On the one side we have what I would call the consumer booklovers, they are the carnivores in the book jungle. They gather for no other reason than to consume. They don’t care what edition they purchase, whether it’s a hardback or paperback, if it’s a first edition or the 100th printing. All they require to fill their book loving bellies is a copy, any copy. You will often see these folks using their paperback for a drink coaster when not being read, or bending over the pages to mark their spot. They will feel no remorse and no tick of pain when they pull back the hardcover boards until they snap and crack like an old man’s muscles doing his morning stretch. To these booklovers books are meant to be devoured, in whole and in parts if necessary. They will leave their books in cars, in an inflatable raft floating in the pool, or even as a doorstop.
I once remember seeing a women reading on a park bench who was tearing each page out of the book after finishing it. When I asked her why she was tearing out the pages her reply was simply, “I don’t have a bookmark”.

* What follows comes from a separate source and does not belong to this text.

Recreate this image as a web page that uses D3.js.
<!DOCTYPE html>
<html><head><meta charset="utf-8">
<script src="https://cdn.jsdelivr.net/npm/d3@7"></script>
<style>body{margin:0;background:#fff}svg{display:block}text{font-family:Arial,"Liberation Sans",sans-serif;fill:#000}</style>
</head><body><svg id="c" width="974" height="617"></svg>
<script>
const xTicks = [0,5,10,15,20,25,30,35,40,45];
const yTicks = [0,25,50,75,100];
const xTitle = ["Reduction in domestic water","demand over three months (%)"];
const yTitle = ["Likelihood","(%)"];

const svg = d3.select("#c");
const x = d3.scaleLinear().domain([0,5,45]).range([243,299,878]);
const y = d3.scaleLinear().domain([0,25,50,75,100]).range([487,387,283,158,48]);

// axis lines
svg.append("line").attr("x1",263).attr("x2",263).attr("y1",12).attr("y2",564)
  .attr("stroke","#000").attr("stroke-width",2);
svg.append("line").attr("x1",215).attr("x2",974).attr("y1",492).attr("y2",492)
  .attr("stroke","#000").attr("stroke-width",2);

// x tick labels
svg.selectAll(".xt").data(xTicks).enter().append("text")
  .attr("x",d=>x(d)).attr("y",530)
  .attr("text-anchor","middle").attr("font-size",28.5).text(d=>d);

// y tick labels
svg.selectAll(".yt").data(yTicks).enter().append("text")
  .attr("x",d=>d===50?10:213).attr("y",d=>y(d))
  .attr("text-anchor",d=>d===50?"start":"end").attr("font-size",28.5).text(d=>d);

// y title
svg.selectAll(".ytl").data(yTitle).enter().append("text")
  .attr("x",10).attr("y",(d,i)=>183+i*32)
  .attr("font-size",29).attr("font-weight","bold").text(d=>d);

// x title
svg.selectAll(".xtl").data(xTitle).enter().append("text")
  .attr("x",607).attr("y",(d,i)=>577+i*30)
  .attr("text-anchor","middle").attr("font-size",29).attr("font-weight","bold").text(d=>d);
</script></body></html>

Now don’t get me wrong these aren’t bad folks, many of these people are our neighbors, our family and our friends. They see books as entertainment or educational and nothing more. Once the volumes have been read, and the entertainment or knowledge absorbed, there is little use for them; their purpose has been served.
On the opposite end of the spectrum we have the collector who sees books as all the things the consumer booklover sees but also sees them as works of art. To these bibliophiles books are a storehouse of knowledge and memories, they are history, and in some way, even before they open the cover, something to be admired for more than mere words. They want the closest thing that they can find to the author who created the work and in most cases that is the true first edition. For them, the true value lies with the first impression of the book produced for the public.
The collector booklover believes that books have an aesthetic quality not only to the eyes but also to the touch that, not unlike the lover of paintings, the collector feels merely from being in the presence of a great book. The experience enhances their quality of life.
These collectors tend to care for their books like they would anything else of value, with care and diligence. The books in the collector’s library are often seen as extensions of their heritage, beliefs, interests and passions. They are a reflection of themselves. A time capsule of sorts showing where they’ve been, what they’ve experienced what they believe and how they’ve come to those beliefs.
Now it’s not to hard to understand why then, to a collector, the condition of a book is so important, because quite simply it is a symbol of what they’ve come to treasure in life. To break it down to its core, the collector has moved from just hunter to the hunter and gatherer. The collectors want to ensure that they can enjoy the feast of reading the books in their collection more than once and even seeing those volumes on the shelf brings back the reminder of the pleasure had upon its first reading.
The purpose of the small press horror collector is a significant one. These written works will one day be seen as treasures by the masses rather than the few. And we, as collectors, are simply the caretakers of these treasures.
For example, society is just now starting to see the real influence that H.P. Lovecraft’s fiction had on American literature, film and art, a half century after his death. August Derleth’s passion for this genre took shape when he published some of the best dark fantasy in the world, with his Arkham House imprint. Yet even as the rest of the world is starting to realize the importance of “Weird Fiction” its influence has yet to be fully recognized.
I believe that the small press horror collector’s role in our world history will prove to be a significant one. We line our walls from floor to ceiling with these dark works of fiction because they teach us about the significance of life, its frailty and the ease with which it can be taken away. They afford us the opportunity to look at life as something very precious and worthy of our reverence. Without the collectors, most books would likely only be collected as rubbish by our local sanitation department and buried with yesterday’s dinner. Without these libraries we would likely lose some of our folklore, mores and folkways that are now written in between the pages of today’s small press horror literature. I believe that the importance of this genre hasn’t yet realized its influence on our “life ways,” but will, in retrospect, prove to be the reflection of the dark side of our nature through no less than five wars, concentration camps, occult suicides and school yard playground rampages to mention only a few. These works reflect our history and our lives over the past few centuries. Our genre reflects the darkness of our past and shines a light of promise and interpretation upon its future.